**DIRECTION**
Please output exactly the lines of the material from the first through the line containing "(0,0) rectangle (804,383);", and nothing more.

**STORED DATA**

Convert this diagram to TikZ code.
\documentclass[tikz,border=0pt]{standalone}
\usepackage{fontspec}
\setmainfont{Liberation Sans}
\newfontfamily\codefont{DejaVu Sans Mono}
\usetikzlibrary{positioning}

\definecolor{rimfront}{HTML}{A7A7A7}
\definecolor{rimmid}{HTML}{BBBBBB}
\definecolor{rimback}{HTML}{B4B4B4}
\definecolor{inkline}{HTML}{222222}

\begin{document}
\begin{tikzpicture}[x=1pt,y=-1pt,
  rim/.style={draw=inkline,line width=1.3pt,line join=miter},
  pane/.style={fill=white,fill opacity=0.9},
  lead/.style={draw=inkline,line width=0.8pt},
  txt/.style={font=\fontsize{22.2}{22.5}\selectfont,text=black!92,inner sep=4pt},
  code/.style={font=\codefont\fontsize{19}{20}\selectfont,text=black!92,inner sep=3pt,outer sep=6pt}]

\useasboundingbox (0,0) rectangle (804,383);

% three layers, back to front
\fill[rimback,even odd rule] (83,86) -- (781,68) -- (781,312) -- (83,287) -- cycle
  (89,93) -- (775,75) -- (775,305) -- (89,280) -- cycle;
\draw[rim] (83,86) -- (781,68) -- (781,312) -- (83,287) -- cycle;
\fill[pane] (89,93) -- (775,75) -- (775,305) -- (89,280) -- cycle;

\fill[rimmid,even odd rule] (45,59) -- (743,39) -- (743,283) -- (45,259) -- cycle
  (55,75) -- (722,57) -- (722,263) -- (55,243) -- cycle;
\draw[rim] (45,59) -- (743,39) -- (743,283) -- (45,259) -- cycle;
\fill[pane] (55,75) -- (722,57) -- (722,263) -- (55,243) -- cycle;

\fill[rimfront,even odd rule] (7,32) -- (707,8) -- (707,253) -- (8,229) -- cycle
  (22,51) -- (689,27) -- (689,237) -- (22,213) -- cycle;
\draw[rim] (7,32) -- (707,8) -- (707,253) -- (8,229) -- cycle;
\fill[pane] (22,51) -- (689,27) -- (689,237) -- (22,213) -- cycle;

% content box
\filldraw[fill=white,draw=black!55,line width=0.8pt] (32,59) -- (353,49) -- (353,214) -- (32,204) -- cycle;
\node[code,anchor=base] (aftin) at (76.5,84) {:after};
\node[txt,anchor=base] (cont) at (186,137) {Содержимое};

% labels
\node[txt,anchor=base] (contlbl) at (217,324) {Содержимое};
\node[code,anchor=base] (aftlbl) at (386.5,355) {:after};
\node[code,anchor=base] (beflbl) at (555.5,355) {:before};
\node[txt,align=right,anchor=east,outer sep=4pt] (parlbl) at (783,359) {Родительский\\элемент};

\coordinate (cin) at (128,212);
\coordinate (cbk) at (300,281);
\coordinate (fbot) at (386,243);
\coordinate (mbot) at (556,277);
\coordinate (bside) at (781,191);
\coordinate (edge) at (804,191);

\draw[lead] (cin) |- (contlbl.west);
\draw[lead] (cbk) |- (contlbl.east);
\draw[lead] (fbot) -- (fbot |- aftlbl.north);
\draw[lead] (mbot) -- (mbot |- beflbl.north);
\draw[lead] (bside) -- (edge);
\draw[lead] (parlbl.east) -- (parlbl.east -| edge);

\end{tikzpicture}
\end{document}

**COMPLETE OUTPUT**
Convert this diagram to TikZ code.
\documentclass[tikz,border=0pt]{standalone}
\usepackage{fontspec}
\setmainfont{Liberation Sans}
\newfontfamily\codefont{DejaVu Sans Mono}
\usetikzlibrary{positioning}

\definecolor{rimfront}{HTML}{A7A7A7}
\definecolor{rimmid}{HTML}{BBBBBB}
\definecolor{rimback}{HTML}{B4B4B4}
\definecolor{inkline}{HTML}{222222}

\begin{document}
\begin{tikzpicture}[x=1pt,y=-1pt,
  rim/.style={draw=inkline,line width=1.3pt,line join=miter},
  pane/.style={fill=white,fill opacity=0.9},
  lead/.style={draw=inkline,line width=0.8pt},
  txt/.style={font=\fontsize{22.2}{22.5}\selectfont,text=black!92,inner sep=4pt},
  code/.style={font=\codefont\fontsize{19}{20}\selectfont,text=black!92,inner sep=3pt,outer sep=6pt}]

\useasboundingbox (0,0) rectangle (804,383);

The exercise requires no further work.